All measures to consolidate the exploration sector will be implemented from now, based on the hydrocarbon policy set out in “Round Zero.” The goals of this document are to create a balance between the resources that Pemex manages, and those that the state administers and will give out in later rounds. While simultaneously endowing the necessary resources to ensure Pemex’s production levels, it multiplies investment in exploration and extraction of oil and gas in the country, through bidding rounds in which participants from both the wider industry and Pemex may compete. Taking this into account, in the area of exploration, Pemex requested the prospective resources detailed in Table 4.
|Table 4. Under the reform package, Pemex has requested prospective resources equaling 34.5 Bbbl (table courtesy of Pemex).
Thus, Pemex will have resources equivalent to 31% of accumulated production, with the goal of maintaining operations at the present level of output until 2050. This frees 407,000 km2, as of 2015—which were previously assigned to Pemex—for the Mexican state to conduct 10 auctions (rounds) of 20,000 km2, each.
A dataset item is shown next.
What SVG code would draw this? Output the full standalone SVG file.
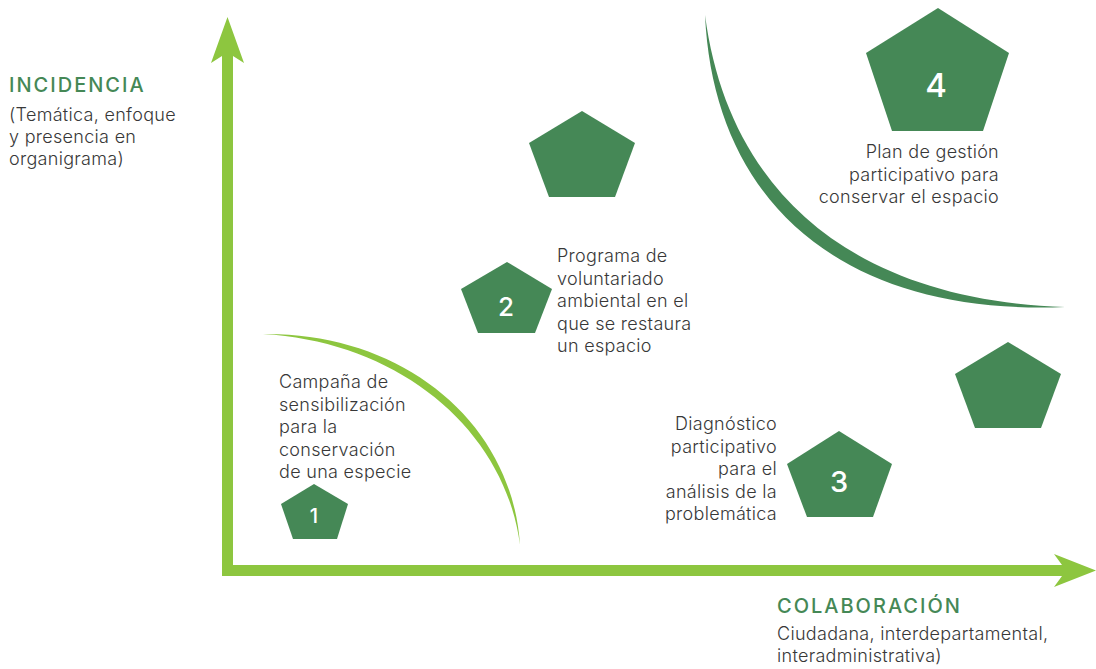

It is hoped that these new actions and operational tools will help to change the results seen in the latest Pemex report on Mexican oil production, which dropped 1.08% during first-quarter 2014, compared to the same time last year. New statistical analysis, conducted by Pemex, shows that the drilling of exploration wells has decreased significantly in the last few years. Pemex only drilled six exploratory wells—and 129 development wells—in the first three months of 2014.
According to data for the first quarter of this year, crude oil exports fell 1.1%, compared with the same period in 2013, from 1.204 MMbpd to 1.191 MMbpd, shipped abroad to three main destinations: the U.S., Spain and India.